* DIRECTIVE *
Leaving out the pictures, retype the lines from the beginning of the listing through the line containing "from matplotlib.patches import Patch".

* RAW DATA *
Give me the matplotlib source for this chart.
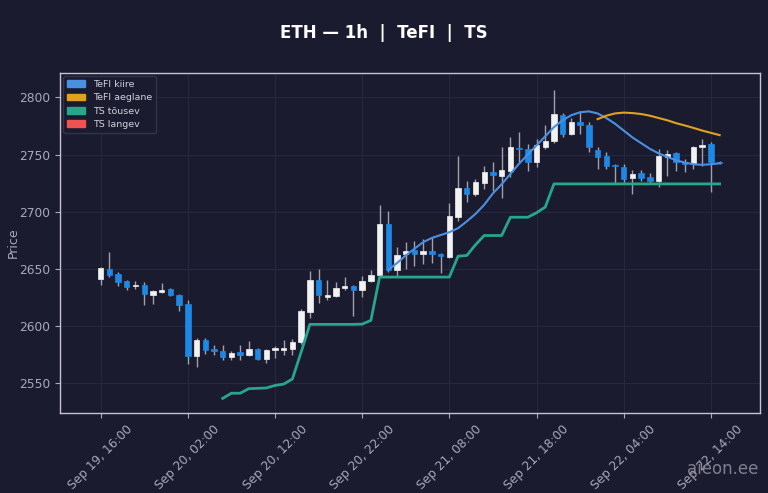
import numpy as np
import pandas as pd
import matplotlib
matplotlib.use("Agg")
import matplotlib.pyplot as plt
import matplotlib.dates as mdates
from matplotlib.patches import Patch

# hourly candles, Sep 19 16:00 -> Sep 22 15:00
times = pd.date_range("2024-09-19 16:00", periods=72, freq="h")

opens = [2640.7, 2650.0, 2645.3, 2639.2, 2634.8, 2635.4, 2627.3, 2629.6, 2632.2, 2626.9,
         2619.4, 2573.3, 2587.9, 2579.8, 2577.7, 2572.7, 2576.9, 2574.2, 2579.7, 2570.7,
         2578.9, 2578.6, 2579.5, 2585.6, 2612.1, 2640.4, 2625.2, 2626.1, 2633.4, 2635.0,
         2631.0, 2639.2, 2644.8, 2689.3, 2648.5, 2662.5, 2666.0, 2663.1, 2665.4, 2662.5,
         2660.7, 2695.1, 2720.8, 2715.6, 2725.4, 2734.8, 2731.6, 2735.9, 2756.0, 2754.9,
         2743.2, 2756.3, 2762.2, 2784.6, 2768.0, 2778.1, 2776.1, 2754.3, 2748.4, 2740.9,
         2739.4, 2729.2, 2733.6, 2730.1, 2726.6, 2748.2, 2751.0, 2743.2, 2741.8, 2756.3,
         2759.3, 2743.5]
highs = [2651.5, 2665.0, 2647.0, 2640.4, 2639.0, 2638.0, 2631.0, 2637.4, 2633.0, 2628.0,
         2622.3, 2589.7, 2589.0, 2583.6, 2583.6, 2578.0, 2583.6, 2586.5, 2580.6, 2580.0,
         2582.7, 2587.3, 2588.2, 2615.0, 2647.6, 2649.7, 2640.4, 2638.3, 2642.7, 2636.0,
         2644.0, 2648.5, 2706.2, 2701.0, 2668.9, 2673.3, 2674.7, 2676.2, 2677.6, 2663.5,
         2708.0, 2749.0, 2727.2, 2728.7, 2740.3, 2743.8, 2756.9, 2765.6, 2769.4, 2759.3,
         2763.6, 2775.9, 2806.5, 2786.0, 2782.0, 2787.8, 2778.5, 2756.3, 2752.0, 2741.5,
         2741.5, 2736.5, 2736.5, 2733.6, 2754.9, 2754.0, 2752.5, 2746.0, 2757.5, 2763.6,
         2760.7, 2744.5]
lows = [2636.0, 2642.7, 2634.8, 2631.7, 2632.2, 2618.0, 2619.4, 2629.0, 2626.0, 2613.0,
        2566.4, 2564.0, 2575.7, 2574.2, 2569.8, 2569.8, 2569.8, 2574.0, 2570.0, 2567.8,
        2572.0, 2574.2, 2574.2, 2584.0, 2607.2, 2620.3, 2622.3, 2625.0, 2631.0, 2609.0,
        2625.2, 2638.0, 2643.0, 2647.0, 2642.7, 2650.0, 2652.0, 2654.4, 2655.0, 2646.2,
        2659.0, 2692.2, 2708.2, 2714.1, 2720.0, 2718.4, 2712.0, 2730.0, 2743.2, 2735.9,
        2739.4, 2755.0, 2760.0, 2765.6, 2767.0, 2768.0, 2752.0, 2737.4, 2737.4, 2724.3,
        2725.7, 2715.6, 2727.2, 2724.3, 2722.0, 2731.6, 2735.9, 2734.4, 2737.4, 2740.3,
        2717.0, 2741.5]
closes = [2650.5, 2644.8, 2638.3, 2634.0, 2635.7, 2627.5, 2630.4, 2631.7, 2626.7, 2618.5,
          2573.3, 2587.9, 2578.6, 2578.0, 2572.7, 2576.6, 2574.2, 2579.7, 2570.7, 2579.2,
          2580.6, 2580.6, 2585.6, 2612.7, 2640.4, 2626.7, 2626.7, 2633.1, 2635.0, 2631.0,
          2639.2, 2644.8, 2689.3, 2649.1, 2661.6, 2665.4, 2663.1, 2665.4, 2662.5, 2661.0,
          2696.6, 2720.8, 2715.6, 2725.7, 2735.0, 2732.2, 2736.8, 2756.3, 2754.6, 2743.2,
          2758.4, 2762.2, 2785.5, 2768.0, 2778.1, 2775.9, 2756.3, 2747.6, 2740.3, 2739.8,
          2728.7, 2733.0, 2729.2, 2726.6, 2749.0, 2750.5, 2743.2, 2741.8, 2756.3, 2758.4,
          2743.2, 2743.0]

# TeFI fast line starts at candle 33, slow at 57, TS rising at 14
tefi_fast = [2649.0, 2655.0, 2661.6, 2667.5, 2673.3, 2677.0, 2679.5, 2682.0, 2685.5, 2691.5,
             2698.0, 2706.0, 2716.0, 2724.0, 2733.0, 2742.0, 2750.0, 2758.0, 2766.0, 2774.0,
             2780.0, 2784.5, 2787.0, 2787.8, 2786.0, 2782.0, 2777.0, 2771.0, 2765.0, 2760.0,
             2755.0, 2751.0, 2748.0, 2745.0, 2743.0, 2741.5, 2741.0, 2741.5, 2742.3]
tefi_slow = [2781.0, 2784.0, 2786.0, 2786.7, 2786.3, 2785.5, 2784.0, 2782.0, 2780.0, 2777.5,
             2775.5, 2773.3, 2771.0, 2769.0, 2767.0]
ts_up = [2536.5, 2541.0, 2541.0, 2545.0, 2545.3, 2545.6, 2547.8, 2549.0, 2553.5, 2577.0,
         2601.3, 2601.3, 2601.3, 2601.3, 2601.3, 2601.3, 2601.5, 2604.8, 2642.7, 2642.7,
         2642.7, 2642.7, 2642.7, 2642.7, 2642.7, 2642.7, 2642.7, 2661.0, 2661.6, 2671.0,
         2679.1, 2679.1, 2679.1, 2695.1, 2695.1, 2695.1, 2699.0, 2704.0, 2724.3, 2724.3,
         2724.3, 2724.3, 2724.3, 2724.3, 2724.3, 2724.3, 2724.3, 2724.3, 2724.3, 2724.3,
         2724.3, 2724.3, 2724.3, 2724.3, 2724.3, 2724.3, 2724.3, 2724.3]

bg = "#1b1b2f"
up_col = "#f2f2f2"
down_col = "#1e88e5"
wick_col = "#a0a0ac"
fast_col = "#4a90e2"
slow_col = "#e0a21b"
ts_up_col = "#26a68a"
ts_dn_col = "#ef5350"
txt_col = "#a8a8b8"

fig = plt.figure(figsize=(7.68, 4.93), dpi=100, facecolor=bg)
ax = fig.add_axes([0.078, 0.163, 0.912, 0.688], facecolor=bg)

x = mdates.date2num(times)
w = 0.62 / 24

for xi, o, h, l, c in zip(x, opens, highs, lows, closes):
    col = up_col if c >= o else down_col
    ax.vlines(xi, l, h, color=wick_col, linewidth=1.0, zorder=2)
    bottom = min(o, c)
    height = max(abs(c - o), 0.8)
    ax.bar(xi, height, width=w, bottom=bottom, color=col, edgecolor=col,
           linewidth=0.5, zorder=3)

ax.plot(x[33:], tefi_fast, color=fast_col, linewidth=1.5, zorder=4)
ax.plot(x[57:], tefi_slow, color=slow_col, linewidth=1.5, zorder=4)
ax.plot(x[14:], ts_up, color=ts_up_col, linewidth=2, zorder=4)

ax.set_xlim(x[0] - 4.67 / 24, x[-1] + 4.67 / 24)
ax.set_ylim(2524, 2821)

ax.set_yticks([2550, 2600, 2650, 2700, 2750, 2800])
ax.set_xticks(x[::10])
ax.set_xticklabels([t.strftime("%b %d, %H:%M") for t in times[::10]],
                   rotation=45, ha="center")
ax.tick_params(colors=txt_col, labelsize=8.8)
ax.grid(True, color="#272740", linewidth=0.8)
ax.set_axisbelow(True)
for s in ax.spines.values():
    s.set_color("#c4c4d0")
    s.set_linewidth(1)

ax.set_ylabel("Price", color=txt_col, fontsize=9)
ax.yaxis.set_label_coords(-0.058, 0.5)

handles = [Patch(color=fast_col, label="TeFI kiire"),
           Patch(color=slow_col, label="TeFI aeglane"),
           Patch(color=ts_up_col, label="TS tõusev"),
           Patch(color=ts_dn_col, label="TS langev")]
leg = ax.legend(handles=handles, loc="upper left", fontsize=6.8, facecolor=bg,
                edgecolor="#33334a", labelcolor="#d0d0dc", framealpha=1,
                handlelength=2.0, borderpad=0.4, labelspacing=0.45,
                borderaxespad=0.3)

fig.text(0.5, 0.933, "ETH — 1h  |  TeFI  |  TS", color="white", fontsize=12,
         fontweight="bold", ha="center", va="center")
fig.text(0.987, 0.03, "aieon.ee", color="#8a8a9a", fontsize=12, ha="right",
         va="bottom", alpha=0.9)

fig.savefig("out.png", dpi=100, facecolor=bg)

* EXPECTED OUTPUT *
Give me the matplotlib source for this chart.
import numpy as np
import pandas as pd
import matplotlib
matplotlib.use("Agg")
import matplotlib.pyplot as plt
import matplotlib.dates as mdates
from matplotlib.patches import Patch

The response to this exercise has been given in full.